Aligning IPMAN with this objective, Pasali stated: “In the spirit of reconciliation and patriotism, we have resolved to forget our differences and work together towards providing products to our various stations across the country in order to ease the hardship on Nigerians.”

As the fuel scarcity lingers, commuters across the country are still going through a hard time in search of fuel, as most filling stations in the metropolis have no product to dispense. Apart from the Conoil station opposite the NNPC Towers, NNPC mega station on the Olu Obasanjo Way, Wuse Zone 1 Abuja and a few other stations, no filling station was selling as at yesterday evening.

While blaming a lack of long-term planning for the inability of Nigeria to build new refineries after years of experiencing fuel shortage, former President of the Petroleum and Natural Gas Workers Senior Staff Association (PENGASSAN), Peter Esele explained that the penchant of successive governments for basing planning on ad hoc arrangement had not done the country any good.

His explained: “Have we sat down to find out what would be our energy need in the next 10 or 20 years to come? Does Nigeria have a roadmap on how to achieve self-reliance in petrol need in another 20 years? What is our future plan on how to move the petroleum industry forward, apart from the omnibus Petroleum Industry Bill (PIB) that has not been passed in the last eight years? There is no national goal on nearly everything Nigeria is doing.”

Therefore, Esele called on President Buhari to develop a policy on the development direction of the country in critical sectors of the economy.

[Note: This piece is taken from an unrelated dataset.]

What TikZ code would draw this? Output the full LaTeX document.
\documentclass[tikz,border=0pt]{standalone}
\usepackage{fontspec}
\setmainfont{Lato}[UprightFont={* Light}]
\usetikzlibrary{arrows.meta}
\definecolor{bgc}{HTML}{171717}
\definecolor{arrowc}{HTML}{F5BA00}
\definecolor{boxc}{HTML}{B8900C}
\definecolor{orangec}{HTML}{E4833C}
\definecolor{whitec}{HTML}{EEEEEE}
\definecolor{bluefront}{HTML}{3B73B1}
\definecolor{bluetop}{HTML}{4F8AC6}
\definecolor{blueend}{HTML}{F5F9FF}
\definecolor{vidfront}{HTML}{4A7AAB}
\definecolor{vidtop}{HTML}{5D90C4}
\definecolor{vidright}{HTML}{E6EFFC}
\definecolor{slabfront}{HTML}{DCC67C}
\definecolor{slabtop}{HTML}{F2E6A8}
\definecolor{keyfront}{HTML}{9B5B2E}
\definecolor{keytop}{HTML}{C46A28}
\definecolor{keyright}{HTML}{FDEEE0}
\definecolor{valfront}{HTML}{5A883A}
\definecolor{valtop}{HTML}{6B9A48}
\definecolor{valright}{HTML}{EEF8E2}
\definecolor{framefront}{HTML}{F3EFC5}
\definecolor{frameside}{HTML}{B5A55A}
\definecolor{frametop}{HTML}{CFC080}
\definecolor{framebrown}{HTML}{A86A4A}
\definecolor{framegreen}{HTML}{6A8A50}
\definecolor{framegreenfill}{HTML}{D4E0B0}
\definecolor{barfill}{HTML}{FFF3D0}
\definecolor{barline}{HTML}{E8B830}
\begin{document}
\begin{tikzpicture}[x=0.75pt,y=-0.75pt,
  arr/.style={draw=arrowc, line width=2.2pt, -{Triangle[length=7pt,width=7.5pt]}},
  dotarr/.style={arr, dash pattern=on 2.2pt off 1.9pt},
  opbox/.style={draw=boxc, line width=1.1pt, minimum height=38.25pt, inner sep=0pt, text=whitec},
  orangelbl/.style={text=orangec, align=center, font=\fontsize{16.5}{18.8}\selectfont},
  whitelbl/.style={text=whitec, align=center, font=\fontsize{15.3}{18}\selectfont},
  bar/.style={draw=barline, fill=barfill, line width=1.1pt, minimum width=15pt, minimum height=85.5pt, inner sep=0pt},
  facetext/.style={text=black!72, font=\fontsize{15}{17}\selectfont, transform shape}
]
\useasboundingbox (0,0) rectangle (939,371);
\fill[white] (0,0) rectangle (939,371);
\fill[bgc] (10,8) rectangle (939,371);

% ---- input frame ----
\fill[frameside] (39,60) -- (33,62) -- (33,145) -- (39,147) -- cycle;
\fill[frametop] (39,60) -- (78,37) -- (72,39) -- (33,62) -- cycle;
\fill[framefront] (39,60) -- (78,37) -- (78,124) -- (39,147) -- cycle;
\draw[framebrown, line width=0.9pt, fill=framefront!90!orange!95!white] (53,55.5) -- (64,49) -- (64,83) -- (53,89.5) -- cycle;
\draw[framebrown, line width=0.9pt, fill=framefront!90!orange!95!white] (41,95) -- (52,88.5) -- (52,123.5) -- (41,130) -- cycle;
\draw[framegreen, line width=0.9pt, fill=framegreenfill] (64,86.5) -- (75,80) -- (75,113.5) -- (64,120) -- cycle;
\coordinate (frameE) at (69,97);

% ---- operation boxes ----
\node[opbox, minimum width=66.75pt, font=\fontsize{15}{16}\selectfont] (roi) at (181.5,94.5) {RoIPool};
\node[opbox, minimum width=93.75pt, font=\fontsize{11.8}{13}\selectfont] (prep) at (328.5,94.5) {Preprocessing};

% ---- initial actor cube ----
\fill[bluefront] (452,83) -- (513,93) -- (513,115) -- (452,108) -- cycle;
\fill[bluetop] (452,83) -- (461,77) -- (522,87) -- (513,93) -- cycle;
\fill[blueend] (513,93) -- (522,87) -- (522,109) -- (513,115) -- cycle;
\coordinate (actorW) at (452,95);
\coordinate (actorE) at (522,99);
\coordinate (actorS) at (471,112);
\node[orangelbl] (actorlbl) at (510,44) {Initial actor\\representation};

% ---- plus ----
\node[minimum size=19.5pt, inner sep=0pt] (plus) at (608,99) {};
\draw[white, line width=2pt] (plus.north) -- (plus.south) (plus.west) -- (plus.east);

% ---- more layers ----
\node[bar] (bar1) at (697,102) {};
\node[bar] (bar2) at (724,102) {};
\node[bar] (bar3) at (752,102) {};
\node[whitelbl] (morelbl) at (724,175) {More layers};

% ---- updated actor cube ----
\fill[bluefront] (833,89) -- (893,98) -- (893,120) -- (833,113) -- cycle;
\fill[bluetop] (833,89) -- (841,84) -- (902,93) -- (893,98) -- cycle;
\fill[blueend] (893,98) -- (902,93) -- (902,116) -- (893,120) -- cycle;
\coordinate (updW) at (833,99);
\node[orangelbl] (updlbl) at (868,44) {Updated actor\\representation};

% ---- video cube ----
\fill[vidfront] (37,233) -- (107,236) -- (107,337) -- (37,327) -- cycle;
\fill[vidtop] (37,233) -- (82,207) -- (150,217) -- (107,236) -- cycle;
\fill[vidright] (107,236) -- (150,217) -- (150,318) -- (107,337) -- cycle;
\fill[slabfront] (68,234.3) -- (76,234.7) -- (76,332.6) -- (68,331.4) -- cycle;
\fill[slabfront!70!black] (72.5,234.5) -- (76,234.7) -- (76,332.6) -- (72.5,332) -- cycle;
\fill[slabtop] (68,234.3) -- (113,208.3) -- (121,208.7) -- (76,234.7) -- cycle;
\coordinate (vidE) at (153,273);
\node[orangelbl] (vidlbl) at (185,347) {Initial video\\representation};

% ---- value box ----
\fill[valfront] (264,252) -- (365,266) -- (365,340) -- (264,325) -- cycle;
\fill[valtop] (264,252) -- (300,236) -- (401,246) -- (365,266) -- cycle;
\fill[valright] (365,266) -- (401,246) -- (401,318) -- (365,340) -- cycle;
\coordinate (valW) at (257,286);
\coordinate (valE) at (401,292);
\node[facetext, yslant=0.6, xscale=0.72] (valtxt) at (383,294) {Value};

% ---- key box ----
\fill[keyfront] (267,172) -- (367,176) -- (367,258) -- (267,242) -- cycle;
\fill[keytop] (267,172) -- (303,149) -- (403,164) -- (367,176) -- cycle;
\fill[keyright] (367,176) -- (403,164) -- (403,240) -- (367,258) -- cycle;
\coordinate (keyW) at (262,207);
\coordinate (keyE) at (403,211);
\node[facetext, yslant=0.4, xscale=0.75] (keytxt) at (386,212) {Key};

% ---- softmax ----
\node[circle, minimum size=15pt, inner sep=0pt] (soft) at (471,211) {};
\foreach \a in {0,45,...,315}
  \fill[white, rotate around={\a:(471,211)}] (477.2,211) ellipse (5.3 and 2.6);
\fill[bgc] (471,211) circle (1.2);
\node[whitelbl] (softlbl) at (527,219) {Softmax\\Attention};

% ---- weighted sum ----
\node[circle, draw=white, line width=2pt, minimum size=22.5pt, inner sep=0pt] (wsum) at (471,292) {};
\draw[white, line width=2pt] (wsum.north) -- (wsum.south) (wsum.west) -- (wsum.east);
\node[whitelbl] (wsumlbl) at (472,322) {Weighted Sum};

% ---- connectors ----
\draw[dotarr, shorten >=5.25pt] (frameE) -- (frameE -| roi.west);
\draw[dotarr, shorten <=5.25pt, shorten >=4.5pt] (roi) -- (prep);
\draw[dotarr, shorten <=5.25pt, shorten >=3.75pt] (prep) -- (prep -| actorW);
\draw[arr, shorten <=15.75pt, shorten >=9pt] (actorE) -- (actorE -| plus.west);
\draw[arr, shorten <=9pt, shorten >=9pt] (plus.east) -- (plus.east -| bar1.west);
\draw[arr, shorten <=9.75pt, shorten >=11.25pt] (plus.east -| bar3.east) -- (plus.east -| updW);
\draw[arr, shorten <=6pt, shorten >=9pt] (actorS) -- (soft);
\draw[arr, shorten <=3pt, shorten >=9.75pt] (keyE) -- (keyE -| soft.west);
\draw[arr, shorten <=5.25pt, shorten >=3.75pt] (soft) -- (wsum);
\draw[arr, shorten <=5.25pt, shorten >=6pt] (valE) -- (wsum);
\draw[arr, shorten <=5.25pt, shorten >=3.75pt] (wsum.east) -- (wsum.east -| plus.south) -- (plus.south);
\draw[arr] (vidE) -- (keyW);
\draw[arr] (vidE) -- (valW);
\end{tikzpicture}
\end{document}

He submitted that no businessman or International Oil Company (IOC) would build refineries in the country as long as government failed to remove incentives offered by an importation regime.
“Why would anybody be interested in building refineries when he knows he will make more money through importation of petrol? It is time for government to adopt a stick-an- carrot approach in dealing with marketers,” Esele stated.